Continuity refers to a function being "smooth" without any breaks, jumps, or holes at a given point or over an interval. Mathematically, a function $f(x)$ is continuous at a point $c$ if:

The function is defined at $c$ , i.e., $f(c)$ exists.
The limit $\lim_{x \to c} f(x)$ exists.
The value of the limit equals the function value, i.e., $\lim_{x \to c} f(x) = f(c)$ .

\lim_{x \to c} f(x) = f(c)

If any of these conditions fail, the function is said to be discontinuous at $c$ .

Types of Discontinuities

Discontinuities occur when a function fails to be continuous at a point.
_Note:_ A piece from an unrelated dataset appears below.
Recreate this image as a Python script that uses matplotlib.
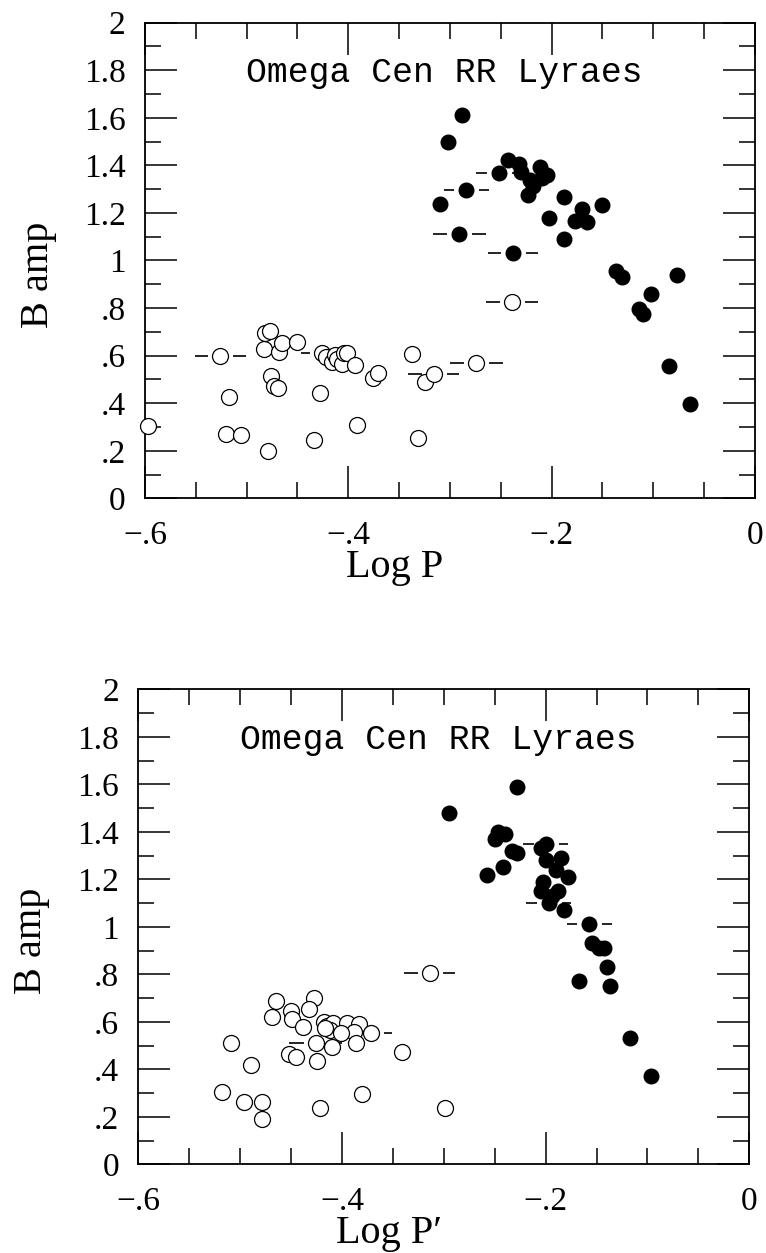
"""
Omega Cen RR Lyrae stars: B amplitude against Log P (top) and Log P' (bottom).
Two stacked panels, open circles = c-type, filled = ab-type.
"""
import matplotlib.pyplot as plt
from matplotlib.ticker import MultipleLocator, FixedLocator

# ---- top panel (Log P) ----
top_open_x = [-0.597, -0.526, -0.517, -0.520, -0.506, -0.483, -0.482, -0.477,
              -0.479, -0.476, -0.473, -0.469, -0.468, -0.465, -0.450, -0.428,
              -0.434, -0.426, -0.422, -0.416, -0.413, -0.411, -0.406, -0.404,
              -0.401, -0.393, -0.391, -0.376, -0.371, -0.337, -0.331, -0.325,
              -0.316, -0.274, -0.239]
top_open_y = [0.304, 0.598, 0.425, 0.270, 0.265, 0.627, 0.696, 0.705,
              0.200, 0.514, 0.472, 0.463, 0.617, 0.654, 0.659, 0.444,
              0.245, 0.610, 0.593, 0.574, 0.603, 0.585, 0.565, 0.610,
              0.612, 0.561, 0.307, 0.507, 0.526, 0.606, 0.255, 0.488,
              0.523, 0.568, 0.824]

top_filled_x = [-0.288, -0.302, -0.310, -0.284, -0.291, -0.238, -0.252, -0.243,
                -0.232, -0.230, -0.221, -0.218, -0.223, -0.211, -0.205, -0.209,
                -0.203, -0.188, -0.188, -0.170, -0.177, -0.165, -0.150, -0.137,
                -0.131, -0.102, -0.077, -0.114, -0.110, -0.085, -0.064]
top_filled_y = [1.612, 1.500, 1.238, 1.297, 1.111, 1.033, 1.367, 1.423,
                1.406, 1.373, 1.338, 1.313, 1.275, 1.394, 1.360, 1.346,
                1.180, 1.266, 1.089, 1.215, 1.166, 1.161, 1.233, 0.957,
                0.932, 0.859, 0.939, 0.795, 0.775, 0.558, 0.397]

# stars drawn with a horizontal dash either side
top_dash_x = [-0.526, -0.426, -0.316, -0.274, -0.239, -0.284, -0.291, -0.238, -0.252]
top_dash_y = [0.598, 0.610, 0.523, 0.568, 0.824, 1.297, 1.111, 1.033, 1.367]
top_dash_err = [0.025, 0.021, 0.025, 0.026, 0.026, 0.022, 0.026, 0.025, 0.022]

# ---- bottom panel (Log P') ----
bot_open_x = [-0.314, -0.465, -0.428, -0.469, -0.450, -0.449, -0.433, -0.438,
              -0.418, -0.415, -0.409, -0.412, -0.417, -0.395, -0.383, -0.388,
              -0.401, -0.372, -0.426, -0.410, -0.386, -0.452, -0.445, -0.425,
              -0.509, -0.489, -0.341, -0.518, -0.496, -0.479, -0.479, -0.422,
              -0.380, -0.299]
bot_open_y = [0.807, 0.689, 0.699, 0.622, 0.647, 0.611, 0.653, 0.579,
              0.600, 0.582, 0.594, 0.565, 0.573, 0.594, 0.591, 0.558,
              0.552, 0.552, 0.512, 0.495, 0.509, 0.463, 0.453, 0.436,
              0.509, 0.418, 0.474, 0.306, 0.261, 0.264, 0.192, 0.236,
              0.296, 0.236]

bot_filled_x = [-0.295, -0.228, -0.258, -0.250, -0.247, -0.240, -0.242, -0.233,
                -0.228, -0.205, -0.200, -0.203, -0.205, -0.200, -0.197, -0.194,
                -0.190, -0.185, -0.188, -0.182, -0.178, -0.157, -0.155, -0.148,
                -0.143, -0.140, -0.137, -0.167, -0.117, -0.097]
bot_filled_y = [1.48, 1.59, 1.22, 1.37, 1.40, 1.39, 1.25, 1.32,
                1.31, 1.33, 1.35, 1.19, 1.15, 1.28, 1.10, 1.13,
                1.24, 1.29, 1.15, 1.07, 1.21, 1.01, 0.93, 0.91,
                0.91, 0.83, 0.75, 0.77, 0.53, 0.37]

bot_dash_x = [-0.314, -0.372, -0.426, -0.200, -0.197, -0.157]
bot_dash_y = [0.807, 0.552, 0.512, 1.35, 1.10, 1.01]
bot_dash_err = [0.025, 0.021, 0.026, 0.022, 0.022, 0.022]

Y_LABELS = ["0", ".2", ".4", ".6", ".8", "1", "1.2", "1.4", "1.6", "1.8", "2"]
X_LABELS = ["\u2212.6", "\u2212.4", "\u2212.2", "0"]

SERIF = ["Liberation Serif", "DejaVu Serif"]
MONO = ["Liberation Mono", "DejaVu Sans Mono"]


def draw_panel(ax, open_x, open_y, filled_x, filled_y, dash_x, dash_y, dash_err, xlabel):
    ax.set_xlim(-0.6, 0)
    ax.set_ylim(0, 2)

    # dashes first, then a white halo so the dash stops short of the symbol
    ax.errorbar(dash_x, dash_y, xerr=dash_err, fmt="none", ecolor="black",
                elinewidth=1.2, capsize=0, zorder=1)
    ax.plot(dash_x, dash_y, "o", ms=17, mfc="white", mec="white", zorder=2)

    ax.plot(open_x, open_y, "o", ms=11.5, mfc="white", mec="black", mew=0.9,
            zorder=3, clip_on=False)
    ax.plot(filled_x, filled_y, "o", ms=10.5, mfc="black", mec="black", zorder=4)

    ax.xaxis.set_major_locator(FixedLocator([-0.6, -0.4, -0.2, 0]))
    ax.xaxis.set_minor_locator(MultipleLocator(0.05))
    ax.yaxis.set_major_locator(FixedLocator([i * 0.2 for i in range(11)]))
    ax.yaxis.set_minor_locator(MultipleLocator(0.1))
    ax.set_xticklabels(X_LABELS, family=SERIF, fontsize=24)
    ax.set_yticklabels(Y_LABELS, family=SERIF, fontsize=24)

    ax.tick_params(which="both", direction="in", top=True, right=True, width=1.1)
    ax.tick_params(which="major", length=23)
    ax.tick_params(which="minor", length=11.5)
    ax.tick_params(axis="x", pad=16)
    ax.tick_params(axis="y", pad=14)
    for sp in ax.spines.values():
        sp.set_linewidth(1.3)

    ax.text(0.4905, 0.875, "Omega Cen RR Lyraes", family=MONO, fontsize=25,
            ha="center", va="baseline", transform=ax.transAxes)

    ax.set_xlabel(xlabel, family=SERIF, fontsize=29)
    ax.xaxis.label.set_va("center")
    ax.xaxis.set_label_coords(0.41, -0.145)
    ax.set_ylabel("B amp", family=SERIF, fontsize=29)
    ax.yaxis.label.set_va("center")
    ax.yaxis.set_label_coords(-0.175, 0.47)


fig = plt.figure(figsize=(7.66, 12.53), dpi=100)
ax1 = fig.add_axes([0.1893, 0.6023, 0.7963, 0.3796])
ax2 = fig.add_axes([0.1808, 0.0708, 0.7974, 0.3791])

draw_panel(ax1, top_open_x, top_open_y, top_filled_x, top_filled_y,
           top_dash_x, top_dash_y, top_dash_err, "Log P")
draw_panel(ax2, bot_open_x, bot_open_y, bot_filled_x, bot_filled_y,
           bot_dash_x, bot_dash_y, bot_dash_err, "Log P\u2032")

fig.savefig("out.png", dpi=100)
The three main types of discontinuities are:

Removable Discontinuity: A "hole" in the graph that can be "fixed" by redefining the function at that point.
Jump Discontinuity: The function has a sudden "jump" where the left-hand and right-hand limits are not equal.
Infinite Discontinuity: The function approaches infinity near a point, often due to division by zero.

\text{Discontinuity at x=c: if } \lim_{x \to c^-} f(x) \neq \lim_{x \to c^+} f(x)

Continuity Over an Interval

A function is continuous over an interval if it is continuous at every point within that interval. For example:

Open Interval: Continuous on $(a, b)$ means the function is continuous for all points between $a$ and $b$ .
Closed Interval: Continuous on $[a, b]$ means it is continuous on the open interval $(a, b)$ and at the endpoints $a$ and $b$ .

Example Question

Problem:

Determine whether the function $f(x) = \frac{x^2 - 1}{x - 1}$ is continuous at $x=1$ .

Solution:

The function $f(x)$ is undefined at $x=1$ because the denominator $x-1$ becomes zero.
To check for continuity, simplify the function:
$f(x) = \frac{(x-1)(x+1)}{x-1}$
For $x \neq 1$ , the function simplifies to:
$f(x) = x + 1$
Find the limit of $f(x)$ as $x \to 1$ :
$\lim_{x \to 1} f(x) = 1 + 1 = 2$
However, $f(x)$ is not defined at $x=1$ , so the function has a **removable discontinuity** at $x=1$ .

Practical Applications of Continuity

Continuity is a vital concept in various fields:

Physics: Ensures smooth transitions in motion or energy systems.
Engineering: Models continuous systems like signal processing.
Economics: Analyzes cost functions without abrupt changes.
Computer Science: Ensures seamless animations and transitions in graphics.

Practice Question

Problem:

Verify the continuity of the function $f(x) = \begin{cases} x^2 & \text{if } x \leq 2 \\ 3x - 4 & \text{if } x > 2 \end{cases}$ at $x=2$ .

Solution:

Check if $f(2)$ is defined:
$f(2) = 2^2 = 4$
Calculate the left-hand limit:
$\lim_{x \to 2^-} f(x) = \lim_{x \to 2^-} x^2 = 4$
Calculate the right-hand limit:
$\lim_{x \to 2^+} f(x) = \lim_{x \to 2^+} (3x - 4) = 3(2) - 4 = 2$
Since the left-hand limit and right-hand limit are not equal, the function is **not continuous** at $x=2$ .